JOB: Set down word for word the lines running from the line with "Write a web" to the line with "var sigV = [14.8, 15.2, 15.2, 14.8, 14.8, 15.2, 15.2];", ends included. Skip every picture.
··· WORKING DATA ···
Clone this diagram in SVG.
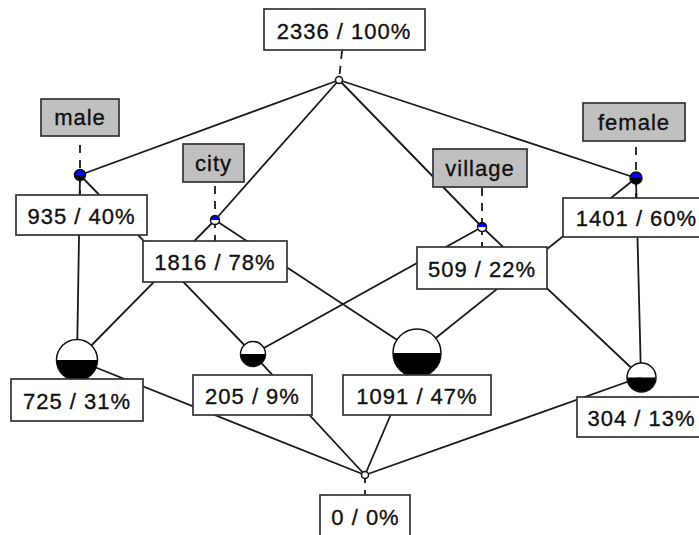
<svg xmlns="http://www.w3.org/2000/svg" width="699" height="535" viewBox="0 0 699 535">
<style>
.e{stroke:#1a1a1a;stroke-width:1.8;fill:none}
.d{stroke:#1a1a1a;stroke-width:1.8;fill:none;stroke-dasharray:8 7}
.n{stroke:#111;stroke-width:1.5}
.b{fill:#fff;stroke:#333;stroke-width:1.7}
.a{fill:#c0c0c0;stroke:#333;stroke-width:1.7}
text{font-family:"Liberation Sans",Arial,sans-serif;font-size:22px;letter-spacing:1px;fill:#111;stroke:#111;stroke-width:0.35;text-anchor:middle}
</style>
<rect width="699" height="535" fill="#fff"/>
<g id="connectors">
<line class="e" x1="339" y1="80" x2="80" y2="175"/>
<line class="e" x1="339" y1="80" x2="215" y2="220"/>
<line class="e" x1="339" y1="80" x2="482" y2="227"/>
<line class="e" x1="339" y1="80" x2="636" y2="178"/>
<line class="e" x1="80" y1="175" x2="77" y2="360"/>
<line class="e" x1="80" y1="175" x2="253" y2="354"/>
<line class="e" x1="215" y1="220" x2="77" y2="360"/>
<line class="e" x1="215" y1="220" x2="417" y2="353"/>
<line class="e" x1="482" y1="227" x2="253" y2="354"/>
<line class="e" x1="482" y1="227" x2="641" y2="377"/>
<line class="e" x1="636" y1="178" x2="417" y2="353"/>
<line class="e" x1="636" y1="178" x2="641" y2="377"/>
<line class="e" x1="77" y1="360" x2="365" y2="475"/>
<line class="e" x1="253" y1="354" x2="365" y2="475"/>
<line class="e" x1="417" y1="353" x2="365" y2="475"/>
<line class="e" x1="641" y1="377" x2="365" y2="475"/>
<line class="d" x1="342" y1="51" x2="339" y2="80"/>
<line class="d" x1="80" y1="138" x2="80" y2="175" stroke-dashoffset="-7"/>
<line class="d" x1="80" y1="175" x2="80" y2="195"/>
<line class="d" x1="215" y1="183" x2="215" y2="220" stroke-dashoffset="-3"/>
<line class="d" x1="215" y1="220" x2="215" y2="241"/>
<line class="d" x1="482" y1="188" x2="482" y2="227"/>
<line class="d" x1="482" y1="227" x2="482" y2="247"/>
<line class="d" x1="636" y1="142" x2="636" y2="178" stroke-dashoffset="-5"/>
<line class="d" x1="636" y1="178" x2="636" y2="198"/>
<line class="d" x1="365" y1="475" x2="365" y2="495"/>
</g>
<g id="n-top">
<circle class="n" cx="339" cy="80" r="3.5" fill="#fff"/>
<rect class="b" x="264" y="9" width="161" height="41"/>
<text x="344" y="38.5">2336 / 100%</text>
</g>
<g id="n-male">
<path d="M74.5 175a5.5 5.5 0 0 1 11 0z" fill="#0000ff"/>
<path d="M74.5 175a5.5 5.5 0 0 0 11 0z" fill="#000"/>
<circle class="n" cx="80" cy="175" r="5.5" fill="none"/>
<rect class="a" x="41" y="99" width="78" height="37"/>
<text x="80" y="125">male</text>
<rect class="b" x="16" y="195" width="131" height="40"/>
<text x="81.5" y="223.5">935 / 40%</text>
</g>
<g id="n-city">
<path d="M210.5 220a4.5 4.5 0 0 1 9 0z" fill="#0000ff"/>
<path d="M210.5 220a4.5 4.5 0 0 0 9 0z" fill="#fff"/>
<circle class="n" cx="215" cy="220" r="4.5" fill="none"/>
<rect class="a" x="183" y="144" width="61" height="38"/>
<text x="213.5" y="171">city</text>
<rect class="b" x="143" y="241" width="144" height="41"/>
<text x="215" y="270">1816 / 78%</text>
</g>
<g id="n-village">
<path d="M477.5 227a4.5 4.5 0 0 1 9 0z" fill="#0000ff"/>
<path d="M477.5 227a4.5 4.5 0 0 0 9 0z" fill="#fff"/>
<circle class="n" cx="482" cy="227" r="4.5" fill="none"/>
<rect class="a" x="433" y="149" width="94" height="38"/>
<text x="480" y="176">village</text>
<rect class="b" x="417" y="247" width="130" height="42"/>
<text x="482" y="277">509 / 22%</text>
</g>
<g id="n-female">
<path d="M630 178a6 6 0 0 1 12 0z" fill="#0000ff"/>
<path d="M630 178a6 6 0 0 0 12 0z" fill="#000"/>
<circle class="n" cx="636" cy="178" r="6" fill="none"/>
<rect class="a" x="583" y="103" width="102" height="38"/>
<text x="634" y="130">female</text>
<rect class="b" x="563" y="198" width="146" height="39"/>
<text x="636.5" y="226">1401 / 60%</text>
</g>
<g id="n-725">
<path d="M56.5 360a20.5 20.5 0 0 1 41 0z" fill="#fff"/>
<path d="M56.5 360a20.5 20.5 0 0 0 41 0z" fill="#000"/>
<circle class="n" cx="77" cy="360" r="20.5" fill="none"/>
<rect class="b" x="11" y="379" width="132" height="42"/>
<text x="77" y="409">725 / 31%</text>
</g>
<g id="n-205">
<path d="M240.5 354a12.5 12.5 0 0 1 25 0z" fill="#fff"/>
<path d="M240.5 354a12.5 12.5 0 0 0 25 0z" fill="#000"/>
<circle class="n" cx="253" cy="354" r="12.5" fill="none"/>
<rect class="b" x="193" y="375" width="119" height="40"/>
<text x="252.5" y="403.5">205 / 9%</text>
</g>
<g id="n-1091">
<path d="M393 353a24 24 0 0 1 48 0z" fill="#fff"/>
<path d="M393 353a24 24 0 0 0 48 0z" fill="#000"/>
<circle class="n" cx="417" cy="353" r="24" fill="none"/>
<rect class="b" x="343" y="375" width="148" height="40"/>
<text x="417" y="403.5">1091 / 47%</text>
</g>
<g id="n-304">
<path d="M627 377.5a14.5 14.5 0 0 1 29 0z" fill="#fff"/>
<path d="M627 377.5a14.5 14.5 0 0 0 29 0z" fill="#000"/>
<circle class="n" cx="641.5" cy="377.5" r="14.5" fill="none"/>
<rect class="b" x="577" y="397" width="128" height="40"/>
<text x="641.5" y="425.5">304 / 13%</text>
</g>
<g id="n-bottom">
<circle class="n" cx="365" cy="475" r="3.5" fill="#fff"/>
<rect class="b" x="320" y="495" width="90" height="45"/>
<text x="365.5" y="524.5">0 / 0%</text>
</g>
</svg>
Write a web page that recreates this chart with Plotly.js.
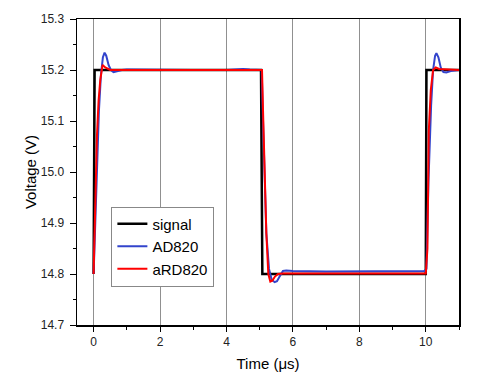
<!DOCTYPE html>
<html>
<head>
<meta charset="utf-8">
<script src="https://cdn.plot.ly/plotly-3.0.1.min.js"></script>
<style>
  html, body { margin: 0; padding: 0; background: #fff; }
  #chart { width: 489px; height: 383px; }
</style>
</head>
<body>
<div id="chart"></div>
<script>
// square input signal
var sigT = [0, 0.03, 5.04, 5.08, 10.0, 10.02, 11];
var sigV = [14.8, 15.2, 15.2, 14.8, 14.8, 15.2, 15.2];

// AD820 output
var adT = [0, 0.08, 0.16, 0.22, 0.28, 0.33, 0.38, 0.45, 0.52, 0.6, 0.7, 0.85, 1.0, 2, 3, 4, 4.5, 4.7,
  5.06, 5.1, 5.15, 5.2, 5.28, 5.36, 5.45, 5.52, 5.6, 5.7, 5.8, 6, 7, 8, 9, 9.95,
  10.02, 10.08, 10.16, 10.22, 10.28, 10.32, 10.38, 10.45, 10.53, 10.62, 10.75, 11];
var adV = [14.8, 14.98, 15.12, 15.19, 15.225, 15.234, 15.228, 15.21, 15.2, 15.196, 15.198, 15.2, 15.201, 15.2, 15.2, 15.2, 15.202, 15.201,
  15.2, 15.1, 14.98, 14.88, 14.81, 14.789, 14.784, 14.786, 14.795, 14.806, 14.807, 14.806, 14.805, 14.805, 14.805, 14.806,
  14.81, 14.98, 15.13, 15.2, 15.228, 15.233, 15.225, 15.205, 15.196, 15.195, 15.198, 15.2];

// aRD820 output
var ardT = [0, 0.05, 0.1, 0.15, 0.2, 0.27, 0.35, 0.5, 1, 2, 3, 4, 5.07,
  5.1, 5.15, 5.2, 5.26, 5.32, 5.38, 5.46, 5.55, 5.7, 7, 9, 10.0,
  10.05, 10.09, 10.15, 10.22, 10.3, 10.4, 11];
var ardV = [14.8, 14.93, 15.07, 15.14, 15.18, 15.21, 15.205, 15.2, 15.2, 15.2, 15.2, 15.2, 15.2,
  15.12, 15.0, 14.88, 14.8, 14.785, 14.787, 14.795, 14.8, 14.801, 14.801, 14.801, 14.801,
  14.85, 15.08, 15.16, 15.2, 15.205, 15.202, 15.2];

var fontFam = 'Liberation Sans, Arial, sans-serif';

var traces = [
  {x: sigT, y: sigV, name: 'signal', mode: 'lines', line: {color: '#000000', width: 2.5}},
  {x: adT, y: adV, name: 'AD820', mode: 'lines', line: {color: '#3344cc', width: 2}},
  {x: ardT, y: ardV, name: 'aRD820', mode: 'lines', line: {color: '#ff0000', width: 2}}
];

var layout = {
  width: 489, height: 383,
  margin: {l: 77, r: 30, t: 19, b: 58},
  paper_bgcolor: '#ffffff', plot_bgcolor: '#ffffff',
  font: {family: fontFam, size: 12, color: '#222'},
  showlegend: true,
  legend: {x: 0.09, y: 0.387, xanchor: 'left', yanchor: 'top',
    bgcolor: '#ffffff', bordercolor: '#888', borderwidth: 1,
    font: {family: fontFam, size: 15, color: '#000'}},
  xaxis: {
    range: [-0.5, 11], tick0: 0, dtick: 2,
    showgrid: true, gridcolor: '#909090', gridwidth: 1, zeroline: false,
    showline: true, linecolor: '#000', linewidth: 1.5, mirror: true,
    ticks: 'outside', ticklen: 5, tickcolor: '#000',
    minor: {dtick: 1, ticks: 'outside', ticklen: 3, tickcolor: '#000', showgrid: false},
    title: {text: 'Time (μs)', font: {size: 15, color: '#000'}, standoff: 10}
  },
  yaxis: {
    range: [14.7, 15.3], dtick: 0.1, tickformat: '.1f',
    showgrid: false, zeroline: false,
    showline: true, linecolor: '#000', linewidth: 1.5, mirror: true,
    ticks: 'outside', ticklen: 6, tickcolor: '#000', ticklabelstandoff: 3,
    minor: {dtick: 0.05, ticks: 'outside', ticklen: 3, tickcolor: '#000', showgrid: false},
    title: {text: 'Voltage (V)', font: {size: 15, color: '#000'}, standoff: 0}
  },
  yaxis2: {
    overlaying: 'y', range: [14.7, 15.3], tick0: 14.8, dtick: 0.2,
    showgrid: true, gridcolor: '#909090', gridwidth: 1, zeroline: false,
    showline: false, showticklabels: false, ticks: ''
  }
};

Plotly.newPlot('chart', traces, layout, {displayModeBar: false, staticPlot: true});
</script>
</body>
</html>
···
WRITTEN SOLUTION:
Write a web page that recreates this chart with Plotly.js.
<!DOCTYPE html>
<html>
<head>
<meta charset="utf-8">
<script src="https://cdn.plot.ly/plotly-3.0.1.min.js"></script>
<style>
  html, body { margin: 0; padding: 0; background: #fff; }
  #chart { width: 489px; height: 383px; }
</style>
</head>
<body>
<div id="chart"></div>
<script>
// square input signal
var sigT = [0, 0.03, 5.04, 5.08, 10.0, 10.02, 11];
var sigV = [14.8, 15.2, 15.2, 14.8, 14.8, 15.2, 15.2];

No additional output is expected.